Lowering of interest rate and impact on retirees
Last some years many retirees are witnessing lesser money in their pocket in an economy where cost of living is increasing. It has created financial distress to those people. But same is not the case for all retirees. Lets examine in detail why it has happened and what is the solution.
This problem has been faced mainly by those retirees who have invested all or bulk of their money in bank FD. It’s the first mistake done by them.
RBI borrows through issuance of various government securities for meeting deficit (revenue minus expenditure) and also for funding long term government projects. RBI through their various policy measure (CRR, SLR. Credit policy etc) from time to time gives direction to all participants what should be interest rate level within economy. Its natural that any borrower (loan taker) will always want to pay low interest rate and not high. So, its natural that RBI will also like interest rate to be low as RBI is the biggest borrower within economy. Government earns revenue through various taxes. So, if corporates or individuals who take loans from bank if they have to pay lesser interest then they have more profit or surplus. More profit at corporate end means more tax and revenue for government. More surplus in the hand of individual translates into more consumption and spending (helping corporates) or investment. So low interest rate is beneficial for all.
Now why bank interest rate has been reducing? It’s because bank earn from lending and not from deposits. Deposits gives money to bank for lending. But bank earning is basically from margin (lending rate minus deposit rate) so when they reduce lending rate (beneficial for all borrowers) they reduce deposit rate also (depositors suffer). As bank volume of lending increases with a small margin also they gain.
What will be trend ahead? In long term all interest rate within economy will reduce and it short term it can fluctuate. Facts are before us since 1980s till date. As there will be more and more revenue for government through taxation lesser need for RBI to borrow. Trends again since 1980s point towards that only in long term. Short term again will fluctuate. On cost of living (inflation) as there will be more money in economy and in people pocket (domination of those still earning) this cost will grow which will impact all and more negatively to retirees. Facts are before all to judge. A simple fact is Rs 1 lakh today was worth Rs 386968 some 20 years back. The same 1 lakh of today will be worth Rs 31180.00 after 20 years from now.
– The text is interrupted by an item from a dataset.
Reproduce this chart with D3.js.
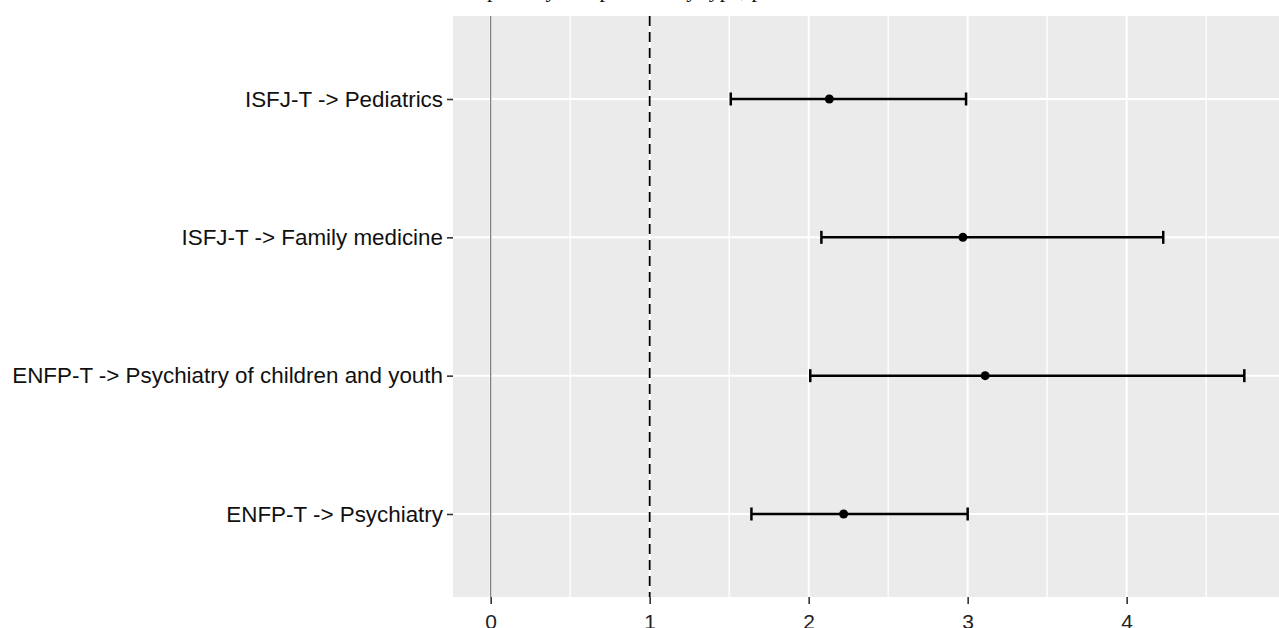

The above calculation has been taken on past and present inflation rate. So, one can judge how the value of money is getting eroded.
Someone retiring at say 60 years invests for 3- or 5-years bank FD. He gets an interest rate and at maturity he again deposits for similar period but at a lesser rate. He has forgotten that his life and dependence on this money will be till he survives ( till age of 80 or 85 or even 90). So never put all money in bank FD.
What to do now? The first choice of any retiree should be investing in Senior Citizen Savings Scheme and LIC PM Vyay Vandana Yojna. Both giving interest rate @7.4% per annum as of today. This return is guaranteed for next 8 years and 10 years respectively. Maximum limit is 15 lakhs in each under a single name. If spouse has been also working and over 60 years age then she can also invest her retirement money. So, it can be maximum 60 lakh if combined together (subject to what stated). Then one can put 9 lakh (4.5 +4.5) in name of both husband and wife in Post Office MIS. Once this exhausted then some amount can be put in bank account.
Also, some left over amount should be put in mutual fund (debt, hybrid and equity).
Rule should be simple: fixed, regular expense have to be met from fixed regular income (Pension, Interest income from Senior Citizen Saving Scheme, PM Vyay Vandana Yojna, regular and fixed income generating investment etc).
Since one can survives beyond 70 years (longevity has increased) some money should be in equity mutual fund (large cap, large and mid cap, multicap fund) as equity gives best return in long term (> 7 years). This growth can help retirement corpus not to deplete.
Have a withdrawal rate that equals growth rate. So, if 7% is growth then have 7% as withdrawal (you are not eating your capital).
Have bucket strategy. From immediate to short term to mid term to long term requirements investment product choice should be accordingly.